All entries are to be given again verbatim.

Source records:
☆ ☆ ☆ ☆ ☆

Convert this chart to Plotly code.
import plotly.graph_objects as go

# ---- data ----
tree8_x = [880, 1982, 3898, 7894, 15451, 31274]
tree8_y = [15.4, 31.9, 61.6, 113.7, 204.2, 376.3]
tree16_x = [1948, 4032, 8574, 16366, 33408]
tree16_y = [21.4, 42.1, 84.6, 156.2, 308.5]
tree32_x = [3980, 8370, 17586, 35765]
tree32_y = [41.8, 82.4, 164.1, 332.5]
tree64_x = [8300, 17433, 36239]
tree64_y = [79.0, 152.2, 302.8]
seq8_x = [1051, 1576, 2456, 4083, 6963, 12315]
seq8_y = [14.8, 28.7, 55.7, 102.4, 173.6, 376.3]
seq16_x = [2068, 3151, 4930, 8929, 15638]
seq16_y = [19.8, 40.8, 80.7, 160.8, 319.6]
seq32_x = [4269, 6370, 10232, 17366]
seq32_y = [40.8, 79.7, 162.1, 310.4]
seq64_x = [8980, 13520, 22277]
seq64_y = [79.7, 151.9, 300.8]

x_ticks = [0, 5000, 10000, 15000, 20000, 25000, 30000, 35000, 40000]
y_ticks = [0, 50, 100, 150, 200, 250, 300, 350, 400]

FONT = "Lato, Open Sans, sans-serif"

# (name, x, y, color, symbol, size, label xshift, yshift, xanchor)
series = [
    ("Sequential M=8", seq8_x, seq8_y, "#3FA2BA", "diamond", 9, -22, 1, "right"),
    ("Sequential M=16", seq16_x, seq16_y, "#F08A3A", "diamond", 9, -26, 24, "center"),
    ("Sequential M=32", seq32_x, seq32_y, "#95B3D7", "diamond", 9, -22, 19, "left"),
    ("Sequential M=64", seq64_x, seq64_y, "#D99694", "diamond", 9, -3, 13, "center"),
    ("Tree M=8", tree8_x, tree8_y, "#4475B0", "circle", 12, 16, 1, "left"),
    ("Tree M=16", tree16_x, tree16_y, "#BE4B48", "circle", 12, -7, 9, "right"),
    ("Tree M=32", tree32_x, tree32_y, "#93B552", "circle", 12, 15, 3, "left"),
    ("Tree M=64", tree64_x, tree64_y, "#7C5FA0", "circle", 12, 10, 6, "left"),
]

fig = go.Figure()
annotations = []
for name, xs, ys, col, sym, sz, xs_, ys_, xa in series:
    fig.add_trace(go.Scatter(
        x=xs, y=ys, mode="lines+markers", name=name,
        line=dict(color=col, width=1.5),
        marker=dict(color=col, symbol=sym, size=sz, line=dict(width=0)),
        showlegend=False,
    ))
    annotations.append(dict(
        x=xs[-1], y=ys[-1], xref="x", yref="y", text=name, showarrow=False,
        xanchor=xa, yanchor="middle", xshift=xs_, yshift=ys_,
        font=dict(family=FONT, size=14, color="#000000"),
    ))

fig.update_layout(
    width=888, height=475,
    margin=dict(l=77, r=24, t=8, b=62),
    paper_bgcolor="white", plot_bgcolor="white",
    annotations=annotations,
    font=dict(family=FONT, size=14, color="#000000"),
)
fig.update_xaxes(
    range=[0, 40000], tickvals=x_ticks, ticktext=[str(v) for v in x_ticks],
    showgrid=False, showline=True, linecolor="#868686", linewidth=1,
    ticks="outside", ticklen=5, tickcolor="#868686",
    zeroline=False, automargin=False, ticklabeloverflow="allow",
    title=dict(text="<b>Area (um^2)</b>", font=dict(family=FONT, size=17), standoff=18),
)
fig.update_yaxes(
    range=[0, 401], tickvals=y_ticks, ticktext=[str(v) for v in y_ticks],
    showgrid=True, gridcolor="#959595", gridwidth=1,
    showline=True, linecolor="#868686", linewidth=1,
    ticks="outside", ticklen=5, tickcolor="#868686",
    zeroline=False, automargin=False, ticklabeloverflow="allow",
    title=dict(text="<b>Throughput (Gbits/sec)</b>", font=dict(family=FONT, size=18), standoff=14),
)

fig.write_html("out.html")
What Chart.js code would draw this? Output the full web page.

☆ ☆ ☆ ☆ ☆

TASK SOLUTION:
Convert this chart to Plotly code.
import plotly.graph_objects as go

# ---- data ----
tree8_x = [880, 1982, 3898, 7894, 15451, 31274]
tree8_y = [15.4, 31.9, 61.6, 113.7, 204.2, 376.3]
tree16_x = [1948, 4032, 8574, 16366, 33408]
tree16_y = [21.4, 42.1, 84.6, 156.2, 308.5]
tree32_x = [3980, 8370, 17586, 35765]
tree32_y = [41.8, 82.4, 164.1, 332.5]
tree64_x = [8300, 17433, 36239]
tree64_y = [79.0, 152.2, 302.8]
seq8_x = [1051, 1576, 2456, 4083, 6963, 12315]
seq8_y = [14.8, 28.7, 55.7, 102.4, 173.6, 376.3]
seq16_x = [2068, 3151, 4930, 8929, 15638]
seq16_y = [19.8, 40.8, 80.7, 160.8, 319.6]
seq32_x = [4269, 6370, 10232, 17366]
seq32_y = [40.8, 79.7, 162.1, 310.4]
seq64_x = [8980, 13520, 22277]
seq64_y = [79.7, 151.9, 300.8]

x_ticks = [0, 5000, 10000, 15000, 20000, 25000, 30000, 35000, 40000]
y_ticks = [0, 50, 100, 150, 200, 250, 300, 350, 400]

FONT = "Lato, Open Sans, sans-serif"

# (name, x, y, color, symbol, size, label xshift, yshift, xanchor)
series = [
    ("Sequential M=8", seq8_x, seq8_y, "#3FA2BA", "diamond", 9, -22, 1, "right"),
    ("Sequential M=16", seq16_x, seq16_y, "#F08A3A", "diamond", 9, -26, 24, "center"),
    ("Sequential M=32", seq32_x, seq32_y, "#95B3D7", "diamond", 9, -22, 19, "left"),
    ("Sequential M=64", seq64_x, seq64_y, "#D99694", "diamond", 9, -3, 13, "center"),
    ("Tree M=8", tree8_x, tree8_y, "#4475B0", "circle", 12, 16, 1, "left"),
    ("Tree M=16", tree16_x, tree16_y, "#BE4B48", "circle", 12, -7, 9, "right"),
    ("Tree M=32", tree32_x, tree32_y, "#93B552", "circle", 12, 15, 3, "left"),
    ("Tree M=64", tree64_x, tree64_y, "#7C5FA0", "circle", 12, 10, 6, "left"),
]

fig = go.Figure()
annotations = []
for name, xs, ys, col, sym, sz, xs_, ys_, xa in series:
    fig.add_trace(go.Scatter(
        x=xs, y=ys, mode="lines+markers", name=name,
        line=dict(color=col, width=1.5),
        marker=dict(color=col, symbol=sym, size=sz, line=dict(width=0)),
        showlegend=False,
    ))
    annotations.append(dict(
        x=xs[-1], y=ys[-1], xref="x", yref="y", text=name, showarrow=False,
        xanchor=xa, yanchor="middle", xshift=xs_, yshift=ys_,
        font=dict(family=FONT, size=14, color="#000000"),
    ))

fig.update_layout(
    width=888, height=475,
    margin=dict(l=77, r=24, t=8, b=62),
    paper_bgcolor="white", plot_bgcolor="white",
    annotations=annotations,
    font=dict(family=FONT, size=14, color="#000000"),
)
fig.update_xaxes(
    range=[0, 40000], tickvals=x_ticks, ticktext=[str(v) for v in x_ticks],
    showgrid=False, showline=True, linecolor="#868686", linewidth=1,
    ticks="outside", ticklen=5, tickcolor="#868686",
    zeroline=False, automargin=False, ticklabeloverflow="allow",
    title=dict(text="<b>Area (um^2)</b>", font=dict(family=FONT, size=17), standoff=18),
)
fig.update_yaxes(
    range=[0, 401], tickvals=y_ticks, ticktext=[str(v) for v in y_ticks],
    showgrid=True, gridcolor="#959595", gridwidth=1,
    showline=True, linecolor="#868686", linewidth=1,
    ticks="outside", ticklen=5, tickcolor="#868686",
    zeroline=False, automargin=False, ticklabeloverflow="allow",
    title=dict(text="<b>Throughput (Gbits/sec)</b>", font=dict(family=FONT, size=18), standoff=14),
)

fig.write_html("out.html")
What Chart.js code would draw this? Output the full web page.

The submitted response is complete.